Creating the project structure from the command line
I first install cookiecutter:
python3 -m pip install --user cookiecutter
# On ubuntu this works too:
# sudo apt install cookiecutter
Now that I have cookiecutter installed, I checkout the template project released by audreyr the original creator of cookiecutter.
git clone git@github.com:audreyr/cookiecutter-pypackage.git
Then I modify it a bit to reflect my wishes for the project I want to
create. Here I only modified the project metadata contained in
cookiecutter-package/cookiecutter.json
cat cookiecutter-package/cookiecutter.json
#{
# "full_name": "Adrien Oyono",
# "email": "adrienoyono@gmail.com",
# "github_username": "aoyono",
# "project_name": "Python Boilerplate",
# "project_slug": "{{ cookiecutter.project_name.lower().replace(' ', '_').replace('-', '_') }}",
# "project_short_description": "Python Boilerplate contains all the boilerplate you need to create a Python package.",
# "pypi_username": "{{ cookiecutter.github_username }}",
# "version": "0.1.0",
# "use_pytest": "n",
# "use_pypi_deployment_with_travis": "y",
# "add_pyup_badge": "n",
# "command_line_interface": ["Click", "No command-line interface"],
# "create_author_file": "y",
# "open_source_license": ["MIT license", "BSD license", "ISC license", "Apache Software License 2.0", "GNU General Public License v3", "Not open source"]
#}
Then I create my new project from this template:
cookiecutter cookiecutter-package/
I accept all the defaults as responses to the questions asked by the cli, as they are set to the values I put earlier in the metadata file.
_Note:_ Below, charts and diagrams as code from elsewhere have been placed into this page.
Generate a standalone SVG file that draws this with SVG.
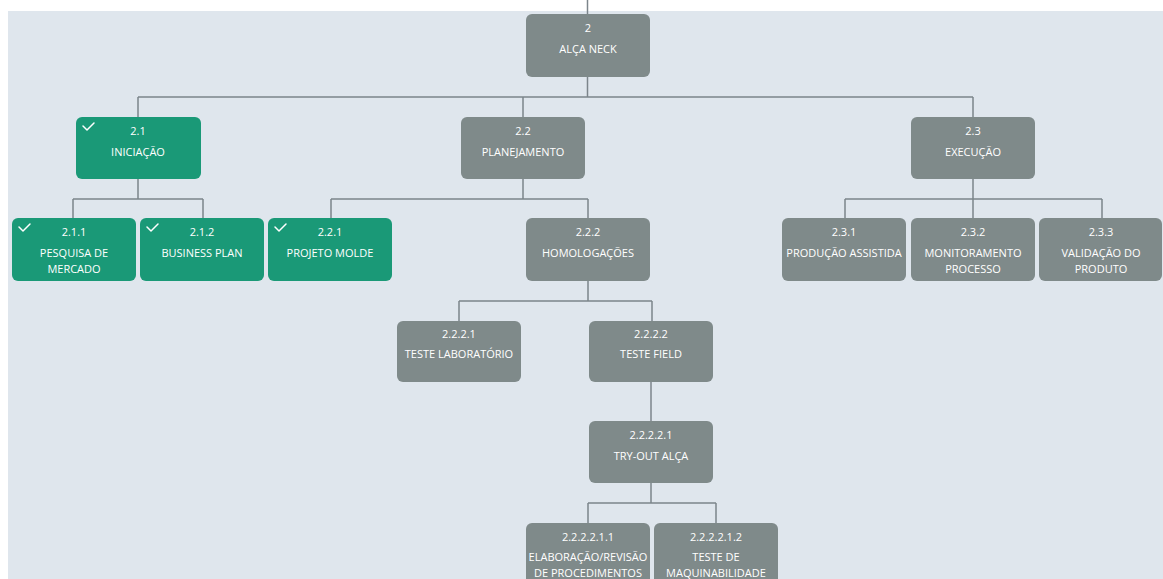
<svg xmlns="http://www.w3.org/2000/svg" width="1163" height="579" viewBox="0 0 1163 579">
<style>
.n{fill:#7f8a8a}
.g{fill:#1a9977}
.t{font-family:"Open Sans","Noto Sans",sans-serif;font-size:11px;fill:#ffffff;text-anchor:middle}
.c{fill:none;stroke:#7c858b;stroke-width:1.5}
.k{fill:none;stroke:#ffffff;stroke-width:1.5;stroke-linecap:round;stroke-linejoin:round}
</style>
<rect x="0" y="0" width="1163" height="579" fill="#ffffff"/>
<rect x="8" y="11" width="1155" height="568" fill="#dfe6ed"/>
<g id="connectors" class="c">
<path d="M587.5,0V14"/>
<path d="M587.5,77V97M138,97H973M138,97V117M523,97V117M973,97V117"/>
<path d="M138,179V199M73,199H203M73,199V218M203,199V218"/>
<path d="M523,179V199M331,199H588M331,199V218M588,199V218"/>
<path d="M973,179V199M845,199H1102M845,199V218M973,199V218M1102,199V218"/>
<path d="M588,281V301M459,301H652M459,301V321M652,301V321"/>
<path d="M651,382V421"/>
<path d="M651,483V503M588,503H716M588,503V523M716,503V523"/>
</g>
<g id="n2"><rect class="n" x="526" y="14" width="124" height="63" rx="6"/><text class="t" x="588" y="32">2</text><text class="t" x="588" y="53">ALÇA NECK</text></g>
<g id="n2-1"><rect class="g" x="76" y="117" width="125" height="62" rx="6"/><path class="k" d="M83,126L87,130L94,123"/><text class="t" x="138" y="135">2.1</text><text class="t" x="138" y="156">INICIAÇÃO</text></g>
<g id="n2-2"><rect class="n" x="461" y="117" width="124" height="62" rx="6"/><text class="t" x="523" y="135">2.2</text><text class="t" x="523" y="156">PLANEJAMENTO</text></g>
<g id="n2-3"><rect class="n" x="911" y="117" width="124" height="62" rx="6"/><text class="t" x="973" y="135">2.3</text><text class="t" x="973" y="156">EXECUÇÃO</text></g>
<g id="n2-1-1"><rect class="g" x="12" y="218" width="124" height="63" rx="6"/><path class="k" d="M19,227L23,231L30,224"/><text class="t" x="74" y="236">2.1.1</text><text class="t" x="74" y="257">PESQUISA DE</text><text class="t" x="74" y="273">MERCADO</text></g>
<g id="n2-1-2"><rect class="g" x="140" y="218" width="124" height="63" rx="6"/><path class="k" d="M147,227L151,231L158,224"/><text class="t" x="202" y="236">2.1.2</text><text class="t" x="202" y="257">BUSINESS PLAN</text></g>
<g id="n2-2-1"><rect class="g" x="268" y="218" width="124" height="63" rx="6"/><path class="k" d="M275,227L279,231L286,224"/><text class="t" x="330" y="236">2.2.1</text><text class="t" x="330" y="257">PROJETO MOLDE</text></g>
<g id="n2-2-2"><rect class="n" x="526" y="218" width="124" height="63" rx="6"/><text class="t" x="588" y="236">2.2.2</text><text class="t" x="588" y="257">HOMOLOGAÇÕES</text></g>
<g id="n2-3-1"><rect class="n" x="782" y="218" width="124" height="63" rx="6"/><text class="t" x="844" y="236">2.3.1</text><text class="t" x="844" y="257">PRODUÇÃO ASSISTIDA</text></g>
<g id="n2-3-2"><rect class="n" x="911" y="218" width="124" height="63" rx="6"/><text class="t" x="973" y="236">2.3.2</text><text class="t" x="973" y="257">MONITORAMENTO</text><text class="t" x="973" y="273">PROCESSO</text></g>
<g id="n2-3-3"><rect class="n" x="1039" y="218" width="123" height="63" rx="6"/><text class="t" x="1101" y="236">2.3.3</text><text class="t" x="1101" y="257">VALIDAÇÃO DO</text><text class="t" x="1101" y="273">PRODUTO</text></g>
<g id="n2-2-2-1"><rect class="n" x="397" y="321" width="124" height="61" rx="6"/><text class="t" x="459" y="338">2.2.2.1</text><text class="t" x="459" y="358">TESTE LABORATÓRIO</text></g>
<g id="n2-2-2-2"><rect class="n" x="589" y="321" width="124" height="61" rx="6"/><text class="t" x="651" y="338">2.2.2.2</text><text class="t" x="651" y="358">TESTE FIELD</text></g>
<g id="n2-2-2-2-1"><rect class="n" x="589" y="421" width="124" height="62" rx="6"/><text class="t" x="651" y="439">2.2.2.2.1</text><text class="t" x="651" y="460">TRY-OUT ALÇA</text></g>
<g id="n2-2-2-2-1-1"><rect class="n" x="526" y="523" width="124" height="70" rx="6"/><text class="t" x="588" y="541">2.2.2.2.1.1</text><text class="t" x="588" y="561">ELABORAÇÃO/REVISÃO</text><text class="t" x="588" y="577">DE PROCEDIMENTOS</text></g>
<g id="n2-2-2-2-1-2"><rect class="n" x="654" y="523" width="124" height="70" rx="6"/><text class="t" x="716" y="541">2.2.2.2.1.2</text><text class="t" x="716" y="561">TESTE DE</text><text class="t" x="716" y="577">MAQUINABILIDADE</text></g>
</svg>
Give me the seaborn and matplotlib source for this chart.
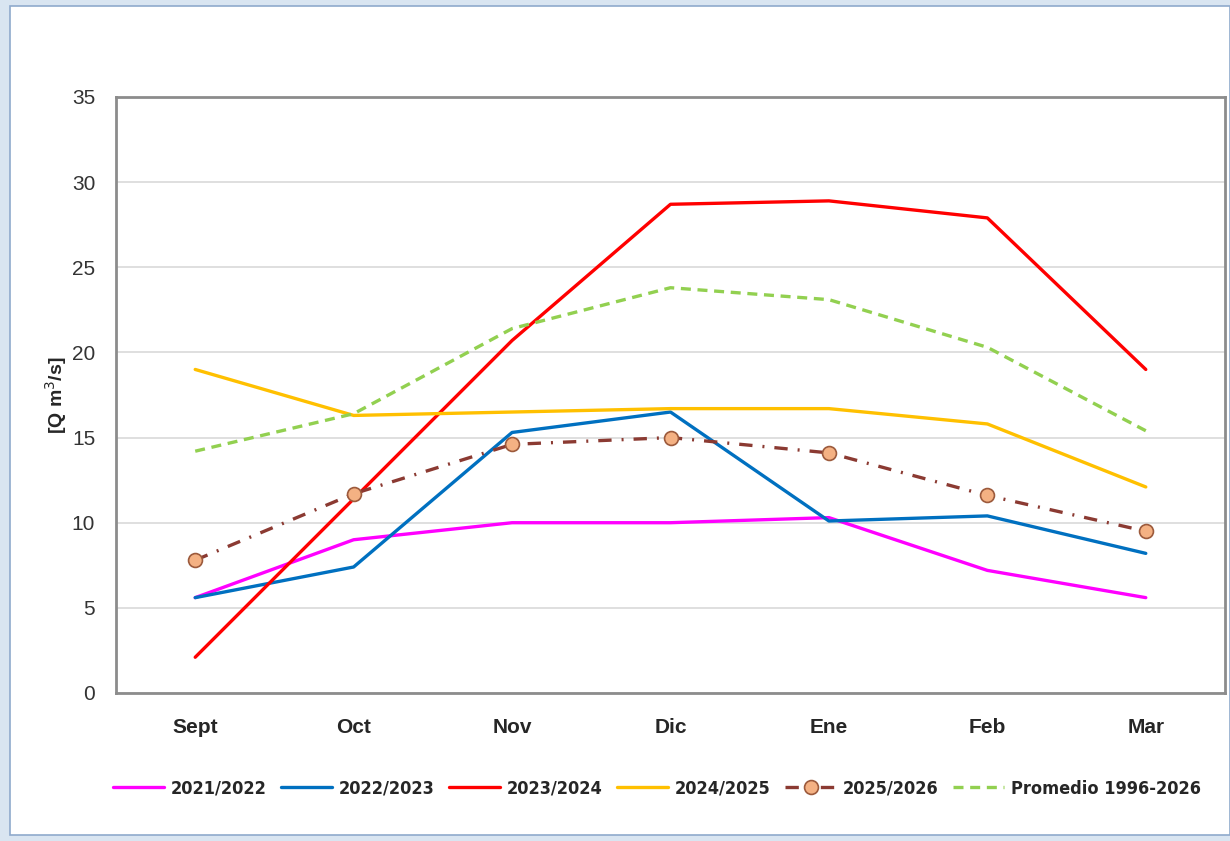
import numpy as np
import pandas as pd
import matplotlib
matplotlib.use("Agg")
import matplotlib.pyplot as plt
from matplotlib import font_manager
from matplotlib.patches import Rectangle
import seaborn as sns

# Caudal mensual (m3/s) por temporada
months = ["Sept", "Oct", "Nov", "Dic", "Ene", "Feb", "Mar"]
s2021_2022 = [5.6, 9.0, 10.0, 10.0, 10.3, 7.2, 5.6]
s2022_2023 = [5.6, 7.4, 15.3, 16.5, 10.1, 10.4, 8.2]
s2023_2024 = [2.1, 11.4, 20.7, 28.7, 28.9, 27.9, 19.0]
s2024_2025 = [19.0, 16.3, 16.5, 16.7, 16.7, 15.8, 12.1]
s2025_2026 = [7.8, 11.7, 14.6, 15.0, 14.1, 11.6, 9.5]
promedio = [14.2, 16.4, 21.4, 23.8, 23.1, 20.3, 15.4]

series_names = ["2021/2022", "2022/2023", "2023/2024", "2024/2025",
                "2025/2026", "Promedio 1996-2026"]
series_values = [s2021_2022, s2022_2023, s2023_2024, s2024_2025,
                 s2025_2026, promedio]
y_ticks = [0, 5, 10, 15, 20, 25, 30, 35]

styles = {
    "2021/2022": dict(color="#ff00ff", linestyle="-"),
    "2022/2023": dict(color="#0070c0", linestyle="-"),
    "2023/2024": dict(color="#ff0000", linestyle="-"),
    "2024/2025": dict(color="#ffc000", linestyle="-"),
    "2025/2026": dict(color="#8b3a32", linestyle=(0, (4, 3, 0.6, 3)),
                      marker="o", markersize=10, markerfacecolor="#f4b183",
                      markeredgecolor="#9c5a3c", markeredgewidth=1.2),
    "Promedio 1996-2026": dict(color="#92d050", linestyle=(0, (3, 2))),
}

# pick a condensed bold face for the legend if one is installed
fonts = font_manager.fontManager.ttflist
legend_prop = {"family": "Liberation Sans", "weight": "bold", "size": 12.5}
if any(f.name == "Liberation Sans Narrow" for f in fonts):
    legend_prop = {"family": "Liberation Sans Narrow", "weight": "bold", "size": 15}
elif any(f.name == "DejaVu Sans" and f.stretch == "condensed" for f in fonts):
    legend_prop = {"family": "DejaVu Sans", "stretch": "condensed",
                   "weight": "bold", "size": 13}

sns.set_style("white")
plt.rcParams["font.family"] = ["Liberation Sans", "DejaVu Sans"]

fig = plt.figure(figsize=(12.3, 8.41), dpi=100)
fig.patch.set_facecolor("#d9e5f1")
fig.patches.append(Rectangle((10 / 1230, 6 / 841), 1 - 10 / 1230, 1 - 12 / 841,
                             transform=fig.transFigure, facecolor="white",
                             edgecolor="#8faacc", linewidth=1.2, zorder=-10))

ax = fig.add_axes([116 / 1230, 1 - 693 / 841, (1225 - 116) / 1230, (693 - 97) / 841])
ax.set_facecolor("white")

x = np.arange(len(months))
for name, vals in zip(series_names, series_values):
    st = styles[name]
    sns.lineplot(x=x, y=vals, ax=ax, label=name, linewidth=2.4,
                 sort=False, **st)

ax.set_xlim(-0.5, len(months) - 0.5)
ax.set_ylim(0, 35)
ax.set_yticks(y_ticks)
ax.yaxis.grid(True, color="#d9d9d9", linewidth=1.2)
ax.set_axisbelow(True)

ax.set_xticks(x)
ax.set_xticklabels(months, fontsize=15, fontweight="bold")
ax.set_xticks(np.arange(-0.5, len(months)), minor=True)
ax.tick_params(axis="x", which="major", length=0, pad=18)
ax.tick_params(axis="x", which="minor", length=7, width=1.2, color="#808080",
               direction="out")
ax.tick_params(axis="y", length=7, width=1.2, color="#808080", direction="out",
               labelsize=15, pad=8)
for lbl in ax.get_yticklabels():
    lbl.set_color("#333333")

for side in ["left", "bottom", "top", "right"]:
    ax.spines[side].set_color("#8c8c8c")
    ax.spines[side].set_linewidth(2.0)

ax.set_xlabel("")
ax.set_ylabel("[Q m$^3$/s]", fontsize=14, fontweight="bold", labelpad=2)

leg = ax.legend(loc="upper center", bbox_to_anchor=(0.488, -0.118), ncol=6,
                frameon=False, handlelength=2.8, handletextpad=0.4,
                columnspacing=0.8, prop=legend_prop)

fig.savefig("out.png", dpi=100, facecolor=fig.get_facecolor())
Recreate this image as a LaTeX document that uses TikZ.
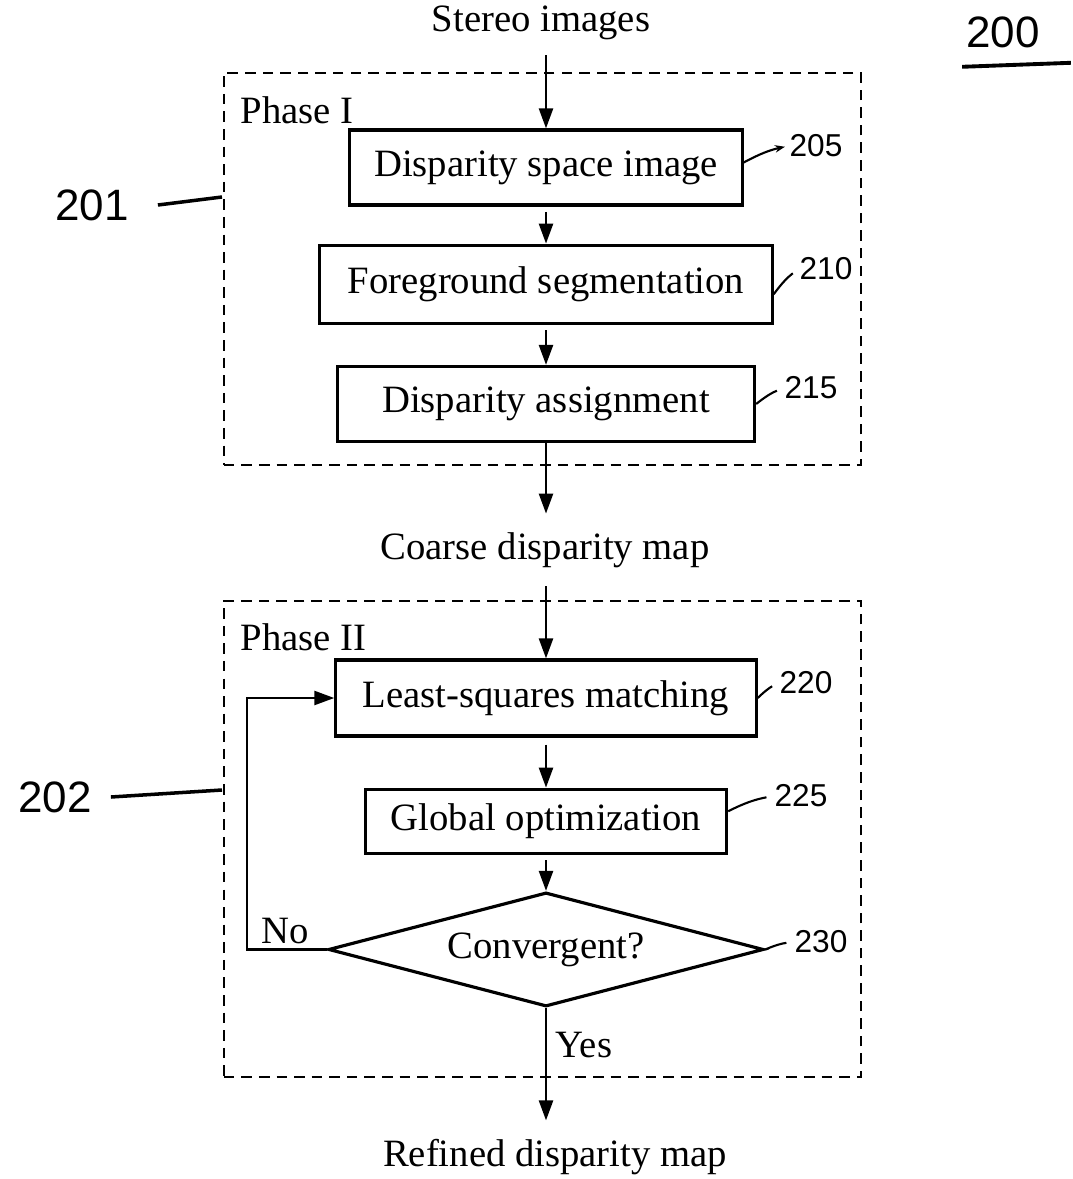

A new directory named python_boilerplate
is now present in the current
directory and I have a ready to hack python package project repository
ls
# cookiecutter-package python_boilerplate
tree python_boilerplate
# python_boilerplate
# ├── AUTHORS.rst
# ├── CONTRIBUTING.rst
# ├── docs
# │ ├── authors.rst
# │ ├── conf.py
# │ ├── contributing.rst
# │ ├── history.rst
# │ ├── index.rst
# │ ├── installation.rst
# │ ├── make.bat
# │ ├── Makefile
# │ ├── readme.rst
# │ └── usage.rst
# ├── HISTORY.rst
# ├── LICENSE
# ├── Makefile
# ├── MANIFEST. in
# ├── python_boilerplate
# │ ├── cli.py
# │ ├── __init__.py
# │ └── python_boilerplate.py
# ├── README.rst
# ├── requirements_dev.txt
# ├── setup.cfg
# ├── setup.py
# ├── tests
# │ ├── __init__.py
# │ └── test_python_boilerplate.py
# └── tox.ini
#
# 3
# directories, 26
# files
Note:
It would be way more easier if I could skip the
checkout->modify-metadata phase above. It is possible to achieve just
that with cookiecutter. The pre-requisite is to layout a project
structure that I upload to a code hosting platform (Github), so that
every time I need to start a new project, say, a Python package, I just
instruct cookiecutter
to check it out for me and create the new
project. I would therefore answer the questions one by one to customize
the project's metadata. It is straightforward:
cookiecutter gh:audreyr/cookiecutter-pypackage
# gh stands for github
When using this method, the git repository is checked out in
~/.cookiecutters/
by default so that you can manage the layouts on
which your projects are based.
That's all folks ! Read the documentation to find out more.